Estreias

'21 Gramas' exibe na tela a balança do destino

09 jan 2004 às 09:18

Confesso que me aproximei de ''21 Gramas'', no encerramento da mostra competitiva do ultimo Festival de Veneza, com um misto de expectativa e receio. A pergunta que não queria calar era se o mexicano Alejandro González Iñárritu seria capaz de criar um segundo longa-metragem com o mesmo impacto de ''Amores Perros'', com aquele mesmo atrevimento, aquela mesma entrega ao novo, ao experimental, ao lúdico.

E recordar a frustração com o Tarantino pós ''Pulp Fiction'' só fez aumentar a dúvida, quase angústia. Outro sobressalto foi saber que o diretor tinha se transportado com armas e bagagens para os Estados Unidos, deixando para trás o México e aquela estimulante estrutura crua e libertária da estréia. E então veio o alívio, seguido de fascínio e quase exaltação.


''21 Gramas'' convence, sobretudo, pela harmoniosa integração entre argumento, personagens e a estética da narrativa. Vale dizer: uma feliz colaboração entre o roteirista Guillermo Arriaga, o diretor Iñárritu, o diretor de fotografia Rodrigo Prieto de resto o tripé vitorioso de ''Amores Perros'' e naturalmente o elenco. Mas não apenas.


O diretor admite e incentiva aqui uma participação tão importante quanto as outras, justamente o espectador cúmplice. Portanto, vá ao cinema preparado para se converter em co-participante da construção do filme. E ver (ou rever) ''Amores Perros'' não é pré-requisito, mas pode facilitar este processo.


É impossível resumir a história em sinopse que não pareça ridícula a quem não conhece o filme. ''Paciente recebe coração transplantado, procura viúva do doador e se apaixona por ela'' com certeza teria a cara de dramaturgia barata em telenovela das oito. Embora seja exatamente isto o que acontece, não corresponde exatamente ao que ocorre no filme. A indicação dramática de que o relato se arma em torno de um acidente automobilístico nos remeteria a ''Amores Perros'', e também não faria justiça ao filme.


''21 Gramas'' não é uma sequela ou um autoplágio da obra de estréia do diretor, mas tão somente a prova de que o autor é fiel aos temas e ao estilo que o interessam, sem importar que sejam abordados no México ou em outros países. Não me parece que ''21 Gramas'' seja menos ''mexicano'' que ''Amores Perros'', apesar de ser uma produção americana. Repetindo: aqui o que interessa a Iñárritu é o melodrama e a busca de novas formas narrativas para a observação da condição e das alterações do destino do ser humano.


Três pessoas, três atores na plenitude.

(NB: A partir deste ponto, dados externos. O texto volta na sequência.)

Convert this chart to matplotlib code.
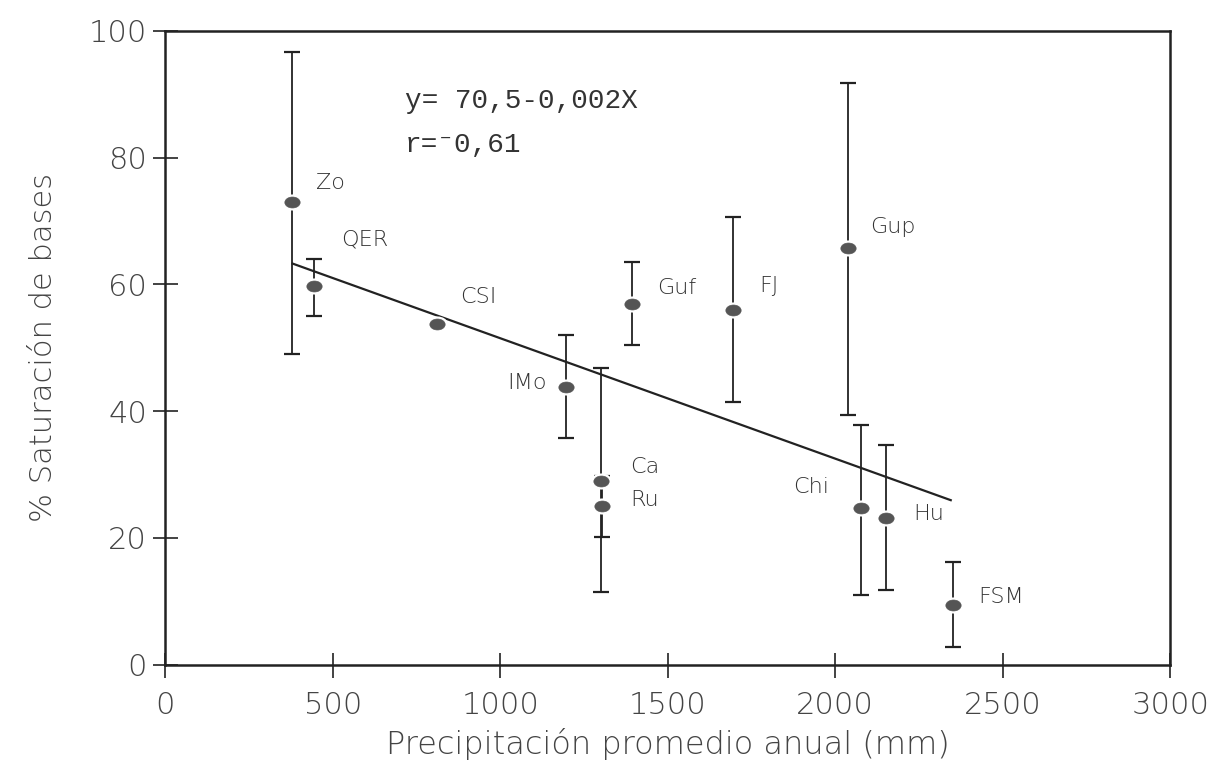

Paul (Sean Penn, com indicação assegurada para o Oscar, ou por aqui ou por ''Sobre Meninos e Lobos''), professor doente à espera de um coração; Jack (Benicio Del Toro), ex-presidiário tentando refazer a vida através da descoberta da fé religiosa; e Christina (Naomi Watts), às voltas com drogas e lutando para se firmar como mulher, mãe e irmã. Um trágico acidente desconstrói ainda mais essas existências. Para o espectador os primeiros minutos do filme são particularmente estressantes porque a narrativa se alterna entre personagens, tempos e espaços.


Em pouco tempo se percebe que a história se compõe não apenas por vidas cruzadas, mas também de momentos biográficos, condições e estados diferentes dos personagens envolvidos. Isto poderia se transformar em quebra-cabeça difícil de armar, mas o filme leva habilmente o espectador de situação em situação, possibilitando um trabalho de construção espaço-temporal extremamente interessante, ainda que dolorosa.


Não há duvida de que ''21 Gramas'' demonstra que a percepção da realidade é feita de pequenos fragmentos, que a memória é seletiva e que, enquanto se pode morrer em um instante, por outro lado viver demanda muito trabalho. Sobretudo se ao dia-a-dia vem acoplada uma carga de solidão, culpa ou ressentimento, nem sempre suportável.

As 21 gramas que uma pessoa perde ao morrer o dado é pseudo-científico, aqui utilizado como licença filosófica provocam toneladas de sentimentos e grandes mudanças na vida daqueles mais próximos que ficam. Poucos filmes, nos últimos tempos, foram tão originais ao falar sobre perda, condicionamento, amor, culpa, coincidência, vingança, dever, fé, esperança, toda essa matéria prima dos impasses existenciais que constituem o léxico da sobrevivência nossa de cada dia.